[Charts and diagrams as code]
┌────────
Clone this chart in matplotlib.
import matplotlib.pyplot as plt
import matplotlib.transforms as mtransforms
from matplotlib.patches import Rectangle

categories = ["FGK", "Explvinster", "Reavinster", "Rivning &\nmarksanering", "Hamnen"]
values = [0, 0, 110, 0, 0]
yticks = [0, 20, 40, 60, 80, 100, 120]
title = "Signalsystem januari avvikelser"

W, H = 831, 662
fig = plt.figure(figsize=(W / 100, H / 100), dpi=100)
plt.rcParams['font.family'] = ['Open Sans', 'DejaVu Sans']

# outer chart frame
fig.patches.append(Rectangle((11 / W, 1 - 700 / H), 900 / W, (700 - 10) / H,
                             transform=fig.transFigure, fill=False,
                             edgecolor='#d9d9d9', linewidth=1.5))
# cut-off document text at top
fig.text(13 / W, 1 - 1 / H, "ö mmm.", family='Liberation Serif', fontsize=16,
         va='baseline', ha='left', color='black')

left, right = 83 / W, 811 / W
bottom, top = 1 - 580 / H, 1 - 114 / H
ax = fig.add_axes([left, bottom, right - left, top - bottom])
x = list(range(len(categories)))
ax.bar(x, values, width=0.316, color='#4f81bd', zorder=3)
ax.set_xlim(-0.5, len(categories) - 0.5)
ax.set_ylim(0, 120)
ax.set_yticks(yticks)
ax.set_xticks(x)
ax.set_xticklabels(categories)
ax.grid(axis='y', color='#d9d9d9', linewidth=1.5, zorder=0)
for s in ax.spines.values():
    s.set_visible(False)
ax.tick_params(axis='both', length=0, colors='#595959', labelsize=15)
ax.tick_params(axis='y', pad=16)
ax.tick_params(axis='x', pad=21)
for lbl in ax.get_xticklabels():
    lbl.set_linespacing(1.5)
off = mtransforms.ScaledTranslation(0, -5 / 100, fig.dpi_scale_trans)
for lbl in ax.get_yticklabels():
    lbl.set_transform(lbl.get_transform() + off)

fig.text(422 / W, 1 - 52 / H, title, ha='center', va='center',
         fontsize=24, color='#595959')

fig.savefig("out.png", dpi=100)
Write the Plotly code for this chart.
└────────
#### What is required:
Reproduce the records above exactly as they appear.

#### Exercise answer:
Clone this chart in matplotlib.
import matplotlib.pyplot as plt
import matplotlib.transforms as mtransforms
from matplotlib.patches import Rectangle

categories = ["FGK", "Explvinster", "Reavinster", "Rivning &\nmarksanering", "Hamnen"]
values = [0, 0, 110, 0, 0]
yticks = [0, 20, 40, 60, 80, 100, 120]
title = "Signalsystem januari avvikelser"

W, H = 831, 662
fig = plt.figure(figsize=(W / 100, H / 100), dpi=100)
plt.rcParams['font.family'] = ['Open Sans', 'DejaVu Sans']

# outer chart frame
fig.patches.append(Rectangle((11 / W, 1 - 700 / H), 900 / W, (700 - 10) / H,
                             transform=fig.transFigure, fill=False,
                             edgecolor='#d9d9d9', linewidth=1.5))
# cut-off document text at top
fig.text(13 / W, 1 - 1 / H, "ö mmm.", family='Liberation Serif', fontsize=16,
         va='baseline', ha='left', color='black')

left, right = 83 / W, 811 / W
bottom, top = 1 - 580 / H, 1 - 114 / H
ax = fig.add_axes([left, bottom, right - left, top - bottom])
x = list(range(len(categories)))
ax.bar(x, values, width=0.316, color='#4f81bd', zorder=3)
ax.set_xlim(-0.5, len(categories) - 0.5)
ax.set_ylim(0, 120)
ax.set_yticks(yticks)
ax.set_xticks(x)
ax.set_xticklabels(categories)
ax.grid(axis='y', color='#d9d9d9', linewidth=1.5, zorder=0)
for s in ax.spines.values():
    s.set_visible(False)
ax.tick_params(axis='both', length=0, colors='#595959', labelsize=15)
ax.tick_params(axis='y', pad=16)
ax.tick_params(axis='x', pad=21)
for lbl in ax.get_xticklabels():
    lbl.set_linespacing(1.5)
off = mtransforms.ScaledTranslation(0, -5 / 100, fig.dpi_scale_trans)
for lbl in ax.get_yticklabels():
    lbl.set_transform(lbl.get_transform() + off)

fig.text(422 / W, 1 - 52 / H, title, ha='center', va='center',
         fontsize=24, color='#595959')

fig.savefig("out.png", dpi=100)
Write the Plotly code for this chart.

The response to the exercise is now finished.